The original version of Suitable for Framing (Dunhill DS 50058) was released as a vinyl LP record with a gatefold sleeve. The art direction for the original LP sleeve was done by Wayne Kimbell with photography by Ed Caraeff. The album's gatefold photo features Three Dog Night wearing greasepaint make-up, and posing with members of the Los Angeles groupie troupe The GTOs.

== Critical reception ==
Writing for The New York Times in 1969, Robert Christgau believed Suitable for Framing suffered for the same reasons Three Dog Night succeeded:

"The material is imaginative, but the familiar songs are less interesting--the embarrassing imitation of Otis Redding's 'Try a Little Tenderness' on the first album is matched by an embarrassing imitation of Sam Cooke's 'A Change Is Gonna Come' on this one, and songs like 'Feelin' Alright?' and 'Eli's Coming' are much inferior to the originals--and the others have been justly neglected (exception: 'Circle for a Landing'). Danny Hutton has contributed a weak song of his own, drummer Floyd Sneed is featured on an instrumental waste cut, and the record is one song shorter than the first (time: 28:01). Its largest failing, however, is the obvious one: it is devoid of identity."

== Track listing ==
===Side one===
1. "Feelin' Alright" (Dave Mason) – 3:39
  - Lead vocals shared by Hutton, Negron and Wells; includes the Chicago horn section.
2. "Lady Samantha" (Elton John, Bernie Taupin) – 2:53
  - Lead vocal: Negron, verses. Hutton, choruses.
3. "Dreaming Isn't Good for You" (Danny Hutton) – 2:16
  - Lead vocal: Hutton.
4. "A Change Is Gonna Come" (Sam Cooke) – 3:10
  - Lead vocal: Wells.
5. "Eli's Coming" (Laura Nyro) – 2:41
  - Lead vocal: Wells. Does not include the piano outro used in the 45 RPM mono mix of the song.

===Side two===
1. "Easy to Be Hard" (Galt MacDermot, James Rado, Gerome Ragni) – 3:11
  - Lead vocal: Negron.

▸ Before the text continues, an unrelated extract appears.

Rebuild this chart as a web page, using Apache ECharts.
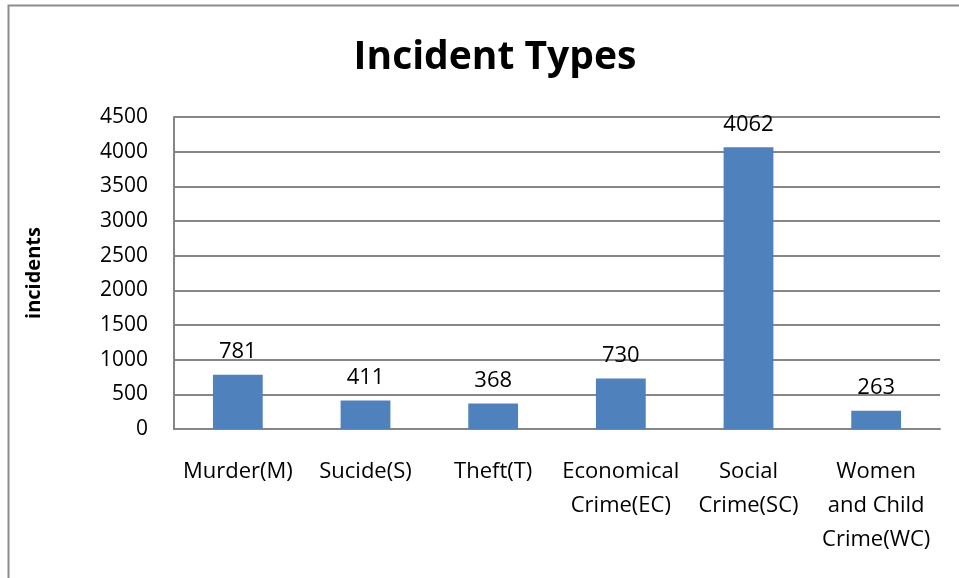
<!DOCTYPE html>
<html><head><meta charset="utf-8">
<script src="https://cdn.jsdelivr.net/npm/echarts@6/dist/echarts.min.js"></script>
<style>html,body{margin:0;padding:0;background:#fff}#c{width:959px;height:578px}</style>
</head><body><div id="c"></div>
<script>
const categories = ['Murder(M)', 'Sucide(S)', 'Theft(T)', 'Economical\nCrime(EC)', 'Social\nCrime(SC)', 'Women\nand Child\nCrime(WC)'];
const values = [781, 411, 368, 730, 4062, 263];
const titleText = 'Incident Types';
const yName = 'incidents';

const chart = echarts.init(document.getElementById('c'));
const font = '"Open Sans", "Noto Sans", sans-serif';
chart.setOption({
  animation: false,
  title: { text: titleText, left: 490, top: 33, textAlign: 'center',
    textStyle: { fontFamily: font, fontSize: 39, fontWeight: 'bold', color: '#000' } },
  graphic: [{ type: 'rect', shape: { x: 8.5, y: 5.5, width: 960, height: 600 },
    style: { fill: 'none', stroke: '#8c8c8c', lineWidth: 2 }, silent: true }],
  grid: { left: 174, right: 19, top: 117, bottom: 149 },
  xAxis: { type: 'category', data: categories,
    axisLine: { lineStyle: { color: '#868686', width: 2 } },
    axisTick: { show: false },
    axisLabel: { fontFamily: font, fontSize: 22, color: '#000', margin: 26, lineHeight: 34, interval: 0 } },
  yAxis: { type: 'value', min: 0, max: 4500, interval: 500,
    name: yName, nameLocation: 'middle', nameGap: 130, nameRotate: 90,
    nameTextStyle: { fontFamily: font, fontSize: 20, fontWeight: 'bold', color: '#000' },
    axisLine: { show: true, lineStyle: { color: '#868686', width: 2 } },
    axisTick: { show: false },
    splitLine: { lineStyle: { color: '#868686', width: 2 } },
    axisLabel: { fontFamily: font, fontSize: 21, color: '#000', margin: 26, formatter: v => String(v) } },
  series: [{ type: 'bar', data: values, barWidth: '39%',
    itemStyle: { color: '#4F81BD' },
    label: { show: true, position: 'top', distance: 12, fontFamily: font, fontSize: 22, color: '#000' } }]
});
</script></body></html>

Features an uncredited string section.
2. "Ain't That a Lotta Love" (Willia Dean "Deanie" Parker, Homer Banks) – 2:16
  - Lead vocal: Wells.
3. "King Solomon's Mines" (Floyd Sneed) – 2:29
  - Instrumental, dominated by percussion tracks performed by Sneed.
4. "Circle for a Landing" (Don Preston) – 2:20
  - Lead vocal: Hutton.
5. "Celebrate" (Gary Bonner, Alan Gordon) – 3:13
  - Lead vocals shared by Hutton, Negron and Wells; includes the Chicago horn section.

==Personnel==
The following people contributed to Suitable for Framing:
- Cory Wells – lead vocals (tracks A1, A4–A5, B2, B5), background vocals
- Chuck Negron – lead vocals (tracks A1–A2, B1, B5), background vocals
- Danny Hutton – lead vocals (tracks A1, A3, B4–B5), background vocals
- Mike Allsup – guitar
- Joe Schermie – bass
- Floyd Sneed – drums, percussion
- Jimmy Greenspoon – keyboards
- Walter Parazaider – saxophone on "Celebrate" and "Feelin' Alright"
- Lee Loughnane – trumpet on "Celebrate" and "Feelin' Alright"
- James Pankow – trombone on "Celebrate" and "Feelin' Alright"
- Gabriel Mekler – producer
- Richard Podolor – guitar (uncredited), engineer
- Bill Cooper – engineer

== Charts ==

=== Weekly charts ===

| Chart (1969) | Peak position |
|---|---|
| Canadian Albums Chart | 15 |
| US Billboard 200 | 16 |

=== Singles ===

| Title | Chart (1969) | Peak position |
| "Easy to Be Hard" | Canadian Singles Chart | 2 |
| US Billboard Hot 100 | 4 |
| US Record World Singles | 1 |
| "Eli's Coming" | Canadian Singles Chart | 4 |
| US Billboard Hot 100 | 10 |

| Title | Chart (1970) | Peak position |
| "Celebrate" | Canadian Singles Chart | 8 |
| US Billboard Hot 100 | 15 |

==Certifications==

| Region | Certification | Certified units/sales |
| United States (RIAA) | Gold | 500,000^{^} |
^{^} Shipments figures based on certification alone.